Assignments 2 & 3: RNN Exploration

In these assignments, we will jump right into the realm of some of the most successful neural network designs: recurrent and recursive neural networks.

If you have not completed assignment 1 yet, make sure to catch up and finish all tasks before you continue!

As October 31 is a public holiday, there will be no class. Hence, you will have 2 weeks for these assignments and to prepare for the next class on November 7. I strongly advice to start working on the assignments right away.

I further recommend teaming up (loosely) and using the “wisdom of the crowd” wherever necessary. Helping each other is encouraged and will not be considered “cheating.” Remember: The assignments are not meant for grading or to keep you busy. You are supposed to learn something and gain hands-on experience. This can be a lot of fun in a group. If you are looking for people to team up with, just use the course forum.

Basic Reading

Please start by reading the full Deep Learning Book - Chapter 10: Sequence Modeling: Recurrent and Recursive Nets. This should give you a good overview of this domain and forms a common basis for everybody.

Post your remarks, insights and open questions in your blog and in the forum! Help each other to make sure you are not getting stuck too long with some unresolved issue.

Deadline for questions to be considered in class is November 5, 7am. I will also try to accommodate things that come in later but I cannot make guarantees. The earlier you bring up questions, the better.

Explore!

Of course - as with all quickly evolving fields like deep learning - the book chapter only covers the “tip of the iceberg.” There is much more exciting stuff to explore. And I would like us all to go out and find it.

This is a crowd effort. It is totally impracticable that everybody reads everything. Everybody has slightly different interestes anyway. Investigate what you find interesting and share it with the others!

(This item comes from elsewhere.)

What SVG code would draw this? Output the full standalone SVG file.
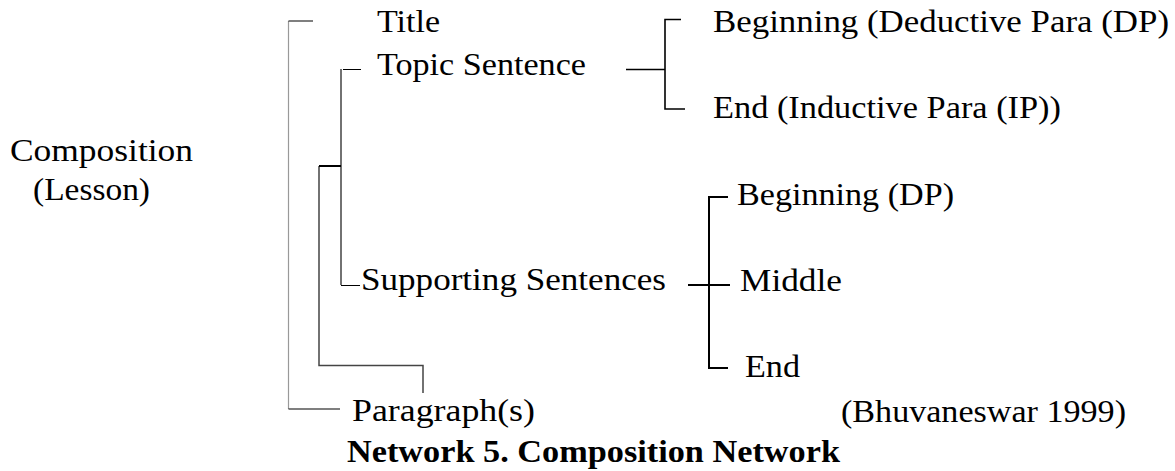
<svg xmlns="http://www.w3.org/2000/svg" width="1175" height="471" viewBox="0 0 1175 471">
<style>
.t{font-family:"Liberation Serif","Times New Roman",serif;font-size:30.5px;fill:#000}
.b{font-family:"Liberation Serif","Times New Roman",serif;font-size:30.5px;font-weight:bold;fill:#000}
.l{fill:none;stroke:#000;stroke-width:1.2}
.g{fill:none;stroke:#999;stroke-width:1.2}
.d{fill:none;stroke:#444;stroke-width:1.5}
.k{fill:none;stroke:#000;stroke-width:2}
</style>
<rect width="1175" height="471" fill="#fff"/>
<g id="connectors">
<path class="g" d="M288.5,21 V409"/>
<path class="l" d="M313,21 H288.5 M288.5,409 H340"/>
<path class="d" d="M341,69 V285 M319,166 V365.5 H423 V393"/>
<path class="l" d="M343,69.5 H361 M341,285.5 H360"/>
<path class="k" d="M319,166 H341"/>
<path class="k" d="M626,69.5 H665 M681,19.5 H665 V109 H685" style="stroke-width:1.6"/>
<path class="k" d="M688,285 H730 M728,197 H709 V368 H728"/>
</g>
<g id="composition"><text class="t" x="10" y="161" textLength="183" lengthAdjust="spacingAndGlyphs">Composition</text>
<text class="t" x="33" y="200" textLength="117" lengthAdjust="spacingAndGlyphs">(Lesson)</text></g>
<g id="title"><text class="t" x="377" y="32" textLength="63" lengthAdjust="spacingAndGlyphs">Title</text></g>
<g id="topic"><text class="t" x="377" y="75" textLength="209" lengthAdjust="spacingAndGlyphs">Topic Sentence</text></g>
<g id="topic-begin"><text class="t" x="713" y="32" textLength="456" lengthAdjust="spacingAndGlyphs">Beginning (Deductive Para (DP)</text></g>
<g id="topic-end"><text class="t" x="713" y="118" textLength="348" lengthAdjust="spacingAndGlyphs">End (Inductive Para (IP))</text></g>
<g id="supporting"><text class="t" x="361" y="290" textLength="305" lengthAdjust="spacingAndGlyphs">Supporting Sentences</text></g>
<g id="sup-begin"><text class="t" x="737" y="205" textLength="217" lengthAdjust="spacingAndGlyphs">Beginning (DP)</text></g>
<g id="sup-middle"><text class="t" x="740" y="291" textLength="102" lengthAdjust="spacingAndGlyphs">Middle</text></g>
<g id="sup-end"><text class="t" x="745" y="377" textLength="55" lengthAdjust="spacingAndGlyphs">End</text></g>
<g id="paragraphs"><text class="t" x="352" y="421" textLength="183" lengthAdjust="spacingAndGlyphs">Paragraph(s)</text></g>
<g id="source"><text class="t" x="841" y="422" textLength="285" lengthAdjust="spacingAndGlyphs">(Bhuvaneswar 1999)</text></g>
<g id="caption"><text class="b" x="347" y="462" textLength="493" lengthAdjust="spacingAndGlyphs">Network 5. Composition Network</text></g>
</svg>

As a starting point, I will open a dedicated RNN thread in the course forum and post links to interesting resources like papers, blogs or github repositories. As you explore the field, please post your findings, too! You can also link to your individual blog posts where you document what you found and learned.

In class on November 7, we will bring all the bits and pieces together and create a “big picture.”

You might come across things that look too advanced at the current stage, but it might be interesting to explore them later in the course. I have opened a dedicated “parking lot” thread in the course forum for this. Please feel free to add suggestions! Remember, roughly the second half of the course is so far largely unplanned. So there is plenty of space where we could cover such topics.

The Practical Part: Building an RNN Recipes Collection

You will likely find that the basic theory behind RNNs is less complicated than expected. It is oftentimes quite straightforward to draw up an RNN model for a specific learning task. However, it is less straightforward to implement the concept within a specifc software framework and then successfully train it.

Before we set out to design and train RNNs ourselves, we are therefore going to first figure out how others have done it. Again, this is a collaborative effort. Everybody picks what they are interested in. We would like to get broad coverage of the standard architectures covered in the book chapter and beyond - with implementations in the different software frameworks and applications to various problem domains.

Here is what needs to be done specifically:

Whenever you come across an RNN implementation (preferably related to a paper) that is based on Theano or Tensorflow (in pure low-level code or using frameworks like Keras or Blocks) post a link in the forum - but please avoid duplicates!
If it is code to build and train the model, try to run it for a few epochs to get an idea of the training performace! (No need to fully train it! We are interested in implementation recipes.) Plot the computation graph and compare it with what you would expect from the description / code! Are any interesting tweaks, hacks or extensions used?
If trained model parameters are provided, look at ways to visualize them! (No need to write tons of custom code yet! We want to find out how much we can already do with available tools.) Run the model (without training) on some test data if available.

Whenever you are doing something like this, leave a note in the forum to let the others know (for “load balancing”) and report your experiences in a short blog post afterwards. Together, we should be able to create quite a collection of working examples and get an idea what we like and dislike about the different software frameworks.